When preparing for producing 100+ rooms, I realized two major problems with the tilesets I had defined. The first was the difficulty of moving the design of a room from one environment (and thus one tileset) to another. The second was how tedious and frustrating it was to manually apply that transition logic for columns and the like.
For the former problem, I settled on the idea of defining a standard tileset layout that all of the game's tilesets will follow. If each tile slot in that layout has a specific gameplay purpose, and internally consistent art, then I can swap tilesets by simply hand-editing the Tiled source file.
For the latter, I decided to use Wang tiles. Specifically, I'm using 3-edge Wang tiling, for air, partial collision, and complete collision. I defined a basic placeholder tileset with 86 tiles in it. This contains the full 81 tiles for the Wang set, plus an additional variant for full collision with 0 or 1 air edges, as those are the most commonly used tiles. As you can see, I defined a simple visual language to convey what each tile's gameplay purpose is.
The beauty of Wang tiles in Tiled is that I can edit the map by selecting between the 3 gameplay tile types, and then paint the edges of tiles. The editor will then make sure that the tiles on either side of the edge I'm painting correctly blend into each other. It will even randomly select between the variants for the tiles that have them.
86 tiles per tileset a lot of art to make, but I have 2 main tools to keep that under control. The first is that I'm seeing how far I can go with only actually implementing a subset of those. In each game-ready tileset, many (30-40) of the tiles will still have the placeholder image. Then, as I lay out the map, if I ever see those green/brown placeholder images, I immediately know I'm using a tile that hasn't been commonly in use. Thus I can evaluate whether to add that tile, or simply restructure that gameplay space to not use new art. The second tool is that, as I mentioned in 2 previous blog posts, I define my tiles in terms of material and height, rather than hand shading. That makes it much easier to construct transition tiles by chopping and screwing the edges of existing tiles and fudging the center together, letting my Aseprite exporter convert into normal maps, and the engine make it pretty.
World Map
The other core workflow Tiled helps me with is laying out the entire game world. There are 3 main purposes of this workflow.
I need to be able to zoom out and give my brain a simplified conceptual view of the game world, so I can think about things like flow/pacing, connectivity between areas, barrier and powerup locations, etc.
I need the game to know what rooms are next to each other, so both Jem and her factory's outputs can get to the right location when they leave a room. To optimize for iteration, I want this to be completely automatic, with no need for me to manually specify adjacency or door targets.

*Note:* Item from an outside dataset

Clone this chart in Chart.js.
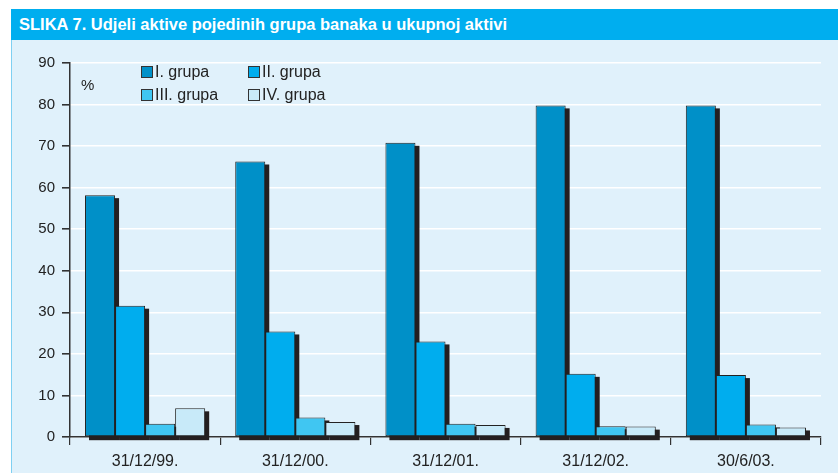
<!DOCTYPE html>
<html>
<head>
<meta charset="utf-8">
<script src="https://cdn.jsdelivr.net/npm/chart.js@4/dist/chart.umd.min.js"></script>
<style>
  body { margin: 0; background: #fff; font-family: "Liberation Sans", Arial, Helvetica, sans-serif; }
  #wrap { position: relative; width: 838px; height: 473px; overflow: hidden; }
  #title {
    position: absolute; left: 11px; top: 9px; width: 827px; height: 31px;
    background: #00aeef; color: #fff; font-weight: bold; font-size: 16.5px;
    line-height: 31px; padding-left: 8px; box-sizing: border-box;
  }
  #panel { position: absolute; left: 11px; top: 40px; width: 827px; height: 433px; background: #e0f1fb; border-left: 1px solid #7fd0f2; box-sizing: border-box; }
  #chart { position: absolute; left: 0; top: 40px; }
  .leg { position: absolute; font-size: 16px; color: #222; line-height: 16px; white-space: nowrap; }
  .leg span { display: inline-block; width: 10px; height: 10px; border: 1px solid #333; vertical-align: -1px; margin-right: 2px; }
</style>
</head>
<body>
<div id="wrap">
  <div id="title">SLIKA 7. Udjeli aktive pojedinih grupa banaka u ukupnoj aktivi</div>
  <div id="panel"></div>
  <canvas id="chart" width="838" height="433"></canvas>
  <div id="legend"></div>
</div>
<script>
// data
const categories = ['31/12/99.', '31/12/00.', '31/12/01.', '31/12/02.', '30/6/03.'];
const series_names = ['I. grupa', 'II. grupa', 'III. grupa', 'IV. grupa'];
const grupa1 = [58.2, 66.3, 70.8, 79.8, 79.8];
const grupa2 = [31.6, 25.4, 23.0, 15.2, 14.9];
const grupa3 = [3.2, 4.7, 3.2, 2.6, 3.0];
const grupa4 = [6.9, 3.6, 2.9, 2.5, 2.3];
const y_ticks = [0, 10, 20, 30, 40, 50, 60, 70, 80, 90];

const colors = ['#0090c8', '#00adee', '#40c6f2', '#c8eaf9'];
const font_family = '"Liberation Sans", Arial, Helvetica, sans-serif';

// legend (2 x 2)
const legend_pos = [[141, 66], [248, 66], [141, 89], [248, 89]];
const legend_el = document.getElementById('legend');
series_names.forEach((name, i) => {
    const d = document.createElement('div');
    d.className = 'leg';
    d.style.left = legend_pos[i][0] + 'px';
    d.style.top = (legend_pos[i][1] - 2) + 'px';
    d.innerHTML = '<span style="background:' + colors[i] + '"></span>' + name;
    legend_el.appendChild(d);
});

// shadows behind bars + "%" label
const shadowPlugin = {
    id: 'barShadow',
    beforeDatasetsDraw(chart) {
        const c = chart.ctx;
        c.save();
        c.fillStyle = '#231f20';
        chart.data.datasets.forEach((ds, i) => {
            chart.getDatasetMeta(i).data.forEach(bar => {
                const p = bar.getProps(['x', 'y', 'base', 'width'], true);
                c.fillRect(p.x - p.width / 2 + 4, p.y + 3, p.width, p.base - p.y + 1);
            });
        });
        c.restore();
    },
    afterDraw(chart) {
        const c = chart.ctx;
        c.save();
        c.fillStyle = '#222';
        c.font = '15px ' + font_family;
        c.textBaseline = 'middle';
        c.fillText('%', 81, 46);
        c.restore();
    }
};

const ctx = document.getElementById('chart').getContext('2d');
const all_series = [grupa1, grupa2, grupa3, grupa4];

new Chart(ctx, {
    type: 'bar',
    data: {
        labels: categories,
        datasets: all_series.map((vals, i) => ({
            label: series_names[i],
            data: vals,
            backgroundColor: colors[i],
            borderColor: '#222',
            borderWidth: 1,
            borderSkipped: false,
            categoryPercentage: 0.8,
            barPercentage: 1.0
        }))
    },
    options: {
        responsive: false,
        animation: false,
        layout: { padding: { top: 23, right: 17, left: 0, bottom: 0 } },
        plugins: { legend: { display: false }, tooltip: { enabled: false } },
        scales: {
            x: {
                offset: true,
                grid: { offset: true, drawOnChartArea: false, drawTicks: true, tickLength: 8, tickColor: '#333', lineWidth: 1.2 },
                border: { color: '#333', width: 1.5 },
                ticks: { color: '#222', font: { size: 16, family: font_family }, padding: 7 },
                afterFit(scale) { scale.height = 36; }
            },
            y: {
                min: 0,
                max: 90,
                afterBuildTicks(scale) { scale.ticks = y_ticks.map(v => ({ value: v })); },
                grid: { color: '#ffffff', lineWidth: 1.6, tickColor: '#333', tickLength: 8 },
                border: { color: '#333', width: 1.5 },
                ticks: { color: '#222', font: { size: 15, family: font_family }, padding: 7 },
                afterFit(scale) { scale.width = 70; }
            }
        }
    },
    plugins: [shadowPlugin]
});
</script>
</body>
</html>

I want to have the room-editing experience show me adjacent rooms so I can do things like line up doors and partial collision zones for cross-room factory building.
Since Kinematic's world is defined on a regular grid of 27x15-tile room blocks, the Tiled editor makes a natural fit for this operation as well. I have created a world map standard in the same way I made a room standard. The grid is 100x60 pixels, which is a nice round number with similar proportions to 27x15, but is much easier to do mental math on. I have 3 layers, 1 of which is exported for use by other workflows. The other 2 layers are purely cosmetic, though still quite useful.

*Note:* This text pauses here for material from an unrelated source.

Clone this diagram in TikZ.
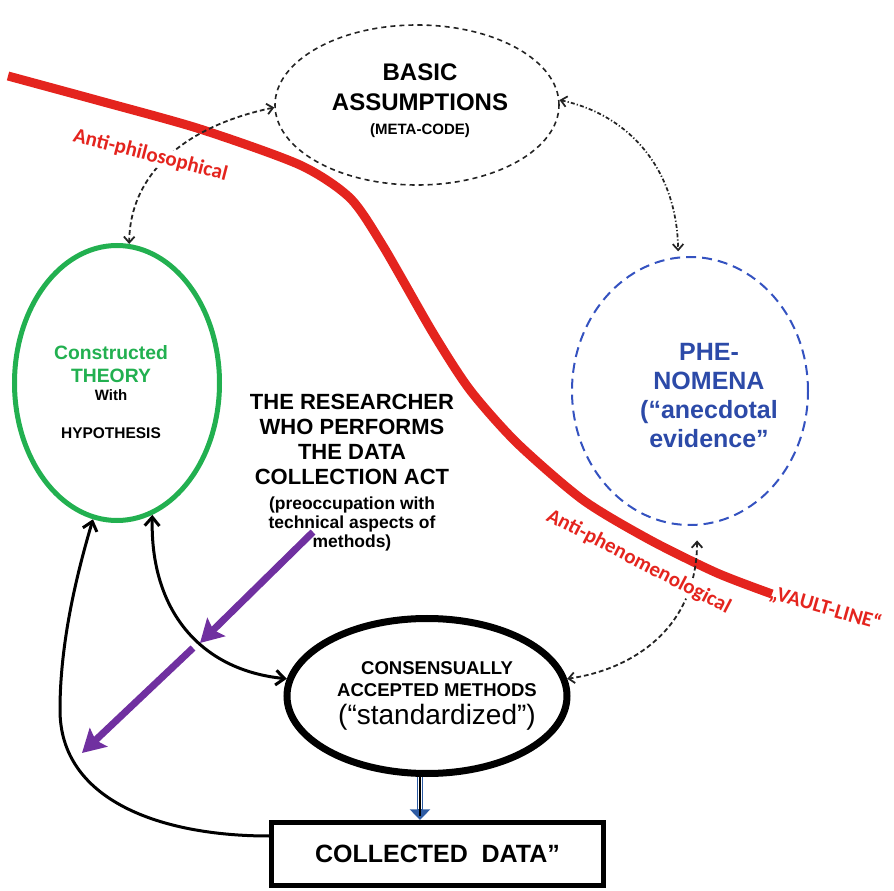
\documentclass[tikz,border=0pt]{standalone}
\usepackage{fontspec}
\setmainfont{Liberation Sans}
\newfontfamily\calfont{Carlito}
\usetikzlibrary{arrows.meta,shapes.geometric}

\definecolor{vaultred}{RGB}{228,36,30}
\definecolor{theorygreen}{RGB}{34,176,80}
\definecolor{phenblue}{RGB}{52,82,192}
\definecolor{phentext}{RGB}{44,74,168}
\definecolor{actpurple}{RGB}{112,48,160}
\definecolor{flowblue}{RGB}{46,92,164}
\definecolor{linkgray}{RGB}{35,35,35}

\newcommand\fsz[2]{\fontsize{#1}{#2}\selectfont}

\tikzset{
  lightbarb/.tip={Straight Barb[length=4.5pt,width=8pt]},
  heavybarb/.tip={Straight Barb[length=6.5pt,width=11pt]},
  purplehead/.tip={Stealth[length=17pt,width=19pt,inset=3pt]},
  bluehead/.tip={Triangle[length=8pt,width=15pt]},
  oval/.style={ellipse, inner sep=0pt},
  caption/.style={align=center, inner sep=0pt},
  dashlink/.style={draw=linkgray, line width=1.35pt, dash pattern=on 3.6pt off 2.2pt},
  dotlink/.style={draw=linkgray, line width=1.3pt, dash pattern=on 3pt off 1.6pt on 0.9pt off 1.6pt},
  solidlink/.style={draw=black, line width=2.25pt},
  actarrow/.style={draw=actpurple, fill=actpurple, line width=5.25pt, arrows={-purplehead}},
  redlabel/.style={text=vaultred, font=\calfont\bfseries\fsz{15.75pt}{18pt}, inner sep=1pt}
}

\begin{document}
\begin{tikzpicture}[x=0.75pt,y=-0.75pt]
\useasboundingbox (0,0) rectangle (894,891);

% the vault line
\draw[vaultred, line width=6.75pt] plot[smooth, tension=0.45] coordinates {
  (8,76) (100,101) (200,129) (300,165) (350,198) (383,246) (433,333)
  (470,390) (517,443) (583,500) (650,540) (717,573) (772,594)};

% main shapes
\node[oval, draw=linkgray, line width=1.2pt, dash pattern=on 3.8pt off 3pt,
      minimum width=213pt, minimum height=120pt] (basic) at (417,105) {};
\node[oval, draw=theorygreen, line width=3.75pt,
      minimum width=153.75pt, minimum height=206.25pt] (theory) at (117,383) {};
\node[oval, draw=phenblue, line width=1.5pt, dash pattern=on 7.5pt off 4.5pt,
      minimum width=177pt, minimum height=201pt] (phen) at (690,391) {};
\node[oval, draw=black, line width=5.25pt,
      minimum width=210pt, minimum height=116.25pt] (methods) at (427,696) {};
\node[draw=black, line width=3.75pt, minimum width=249pt, minimum height=47.25pt,
      inner sep=0pt, font=\bfseries\fsz{18.75pt}{22pt}] (box) at (437.5,854)
      {COLLECTED\hspace{0.55em}DATA”};

% texts
\node[caption, anchor=north, font=\bfseries\fsz{18pt}{22.5pt}] (basictext) at (420,63)
  {BASIC\\ASSUMPTIONS\\[-4.5pt]{\fsz{11.25pt}{13pt}(META-CODE)}};
\node[caption, anchor=north, text=theorygreen, font=\bfseries\fsz{14.5pt}{17.25pt}] (theorytext) at (111,345)
  {Constructed\\THEORY\\[-3.75pt]{\color{black}\fsz{11.25pt}{13pt}With}\\[11.25pt]{\color{black}\fsz{11.6pt}{13pt}HYPOTHESIS}};
\node[caption, anchor=north, text=phentext, font=\bfseries\fsz{18.75pt}{21.75pt}] (phentext) at (709,343)
  {PHE-\\NOMENA\\(“anecdotal\\evidence”};
\node[caption, anchor=north, font=\bfseries\fsz{16.5pt}{18.75pt}] (researcher) at (352,394)
  {THE RESEARCHER\\WHO PERFORMS\\THE DATA\\COLLECTION ACT};
\node[caption, anchor=north, font=\bfseries\fsz{13.1pt}{14.25pt}] (concern) at (352,497)
  {(preoccupation with\\technical aspects of\\methods)};
\node[caption, anchor=north, font=\bfseries\fsz{13.9pt}{16.5pt}] (methodstext) at (437,661)
  {CONSENSUALLY\\ACCEPTED METHODS\\[4.5pt]{\mdseries\fsz{21pt}{24pt}(“standardized”)}};

% connectors
\draw[dashlink, arrows={lightbarb-lightbarb}]
  (basic.181) .. controls (190,125) and (130,170) .. (theory.85);
\draw[dotlink, arrows={lightbarb-lightbarb}, shorten >=4pt]
  (basic.2) .. controls (630,115) and (677,170) .. (phen.95);
\draw[dashlink, arrows={lightbarb-lightbarb}, shorten <=11pt]
  (phen.273) .. controls (697,630) and (630,670) .. (methods.7);
\draw[solidlink, arrows={heavybarb-heavybarb}]
  (theory.285) .. controls (150,610) and (200,670) .. (methods.173);
\draw[solidlink, arrows={-heavybarb}]
  ([yshift=13.5pt]box.west) .. controls (160,836) and (60,800) .. (60,710)
  .. controls (60,640) and (78,570) .. (theory.260);

% standardized methods yield the collected data
\draw[flowblue, line width=4.5pt, arrows={-bluehead}]
  ([xshift=-5.25pt]methods.south) -- ([xshift=-5.25pt]methods.south |- box.north);
\draw[white, line width=2.4pt, shorten >=8pt]
  ([xshift=-5.25pt]methods.south) -- ([xshift=-5.25pt]methods.south |- box.north);
\draw[black, line width=1pt, shorten >=3pt]
  ([xshift=-5.25pt]methods.south) -- ([xshift=-5.25pt]methods.south |- box.north);

% the researcher's act
\coordinate (actA1) at (313,532);
\coordinate (actA2) at (200,643);
\coordinate (actB1) at (193,648);
\coordinate (actB2) at (82,753);
\draw[actarrow] (actA1) -- (actA2);
\draw[actarrow] (actB1) -- (actB2);

% labels along the vault line
\node[redlabel, fill=white, anchor=base, rotate=-14.5] (antiphil) at (149,161) {Anti-philosophical};
\node[redlabel, fill=white, anchor=base, rotate=-27.4] (antiphen) at (636,567) {Anti-phenomenological};
\node[redlabel, anchor=base west, rotate=-16] (vault) at (767,598) {„VAULT-LINE“};
\end{tikzpicture}
\end{document}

The main layer is the "Rooms" layer. This layer is an object layer, containing a bunch of Text objects. Each of these represents a room, and is an integer multiple of 100x60 pixels. I lay them out snapped to the grid (by holding Ctrl). The are named with a 2-letter acronym for the zone of the game they're contained in, plus a short name for what they contain. This naming convention helps me with conceptualizing the game world. Worth noting that I have a local hack to my Tiled source code that makes these text boxes draw with a solid black background.
The other layers are both tile-based, and help me with visual representation.
One is a room-background layer that has simple pastel colors for helping my brain parse the layout. There are 4 main colors for normal rooms, and 2 special colors. The special colors are used to denote the starting room for each zone, as well as boss fights. I expect to add more special colors as I identify which other room types are useful to track (e.g. save points).
The other is a door layer. This layer is pretty self-explanatory, though a little fiddly to get right. I have a tileset of every possible set of 0, 1, 2, 3, or 4 doors that can exit a give room block. It's kind of annoying to find the right tile in the tileset, but definitely worth it for how much visual clarity it offers. Also, now that I have 113 rooms laid out, most of the door layouts are visible on the map somewhere, so I can right-click a similar room to eyedropper the door layout I need.
World Map Exporting
I have an exporter that outputs (at least) 2 different files from the World Map.
The first file is a json representation that the game expects. This simply consists of a dictionary that maps room names to rectangles in world-space. Any time I need adjacency information, I simply iterate over all the rooms, as that information isn't needed often enough to require an acceleration structure.
The second file is the .world format that Tiled is expecting. This is a simple json file, with the most complicated part being that I need to specify the relative path of each room in the world. My naming convention for rooms allows me to easily map subfolders for each game zone.
Finally, I noticed one particular aspect of creating the world map was frustrating me. When I made a new room, it was tedious to Save As... a similar room and fix up that room's export target. Thus I spent about a day to implement an extra function in my world map exporter to instantiate any rooms that don't exist on disk. It can make them the correct size, with a default tileset, and a basic layout with full collision on all 4 walls. Importantly, I hacked in a script function that allows me to set the export target for these new rooms, so I can open them, edit them, press Ctrl-E, and start playing in-game.
Conclusion
Thank you very much to @bjorn and the whole Tiled community. I'm extremely thankful for this tool. I can't imagine what Kinematic development would be like without it.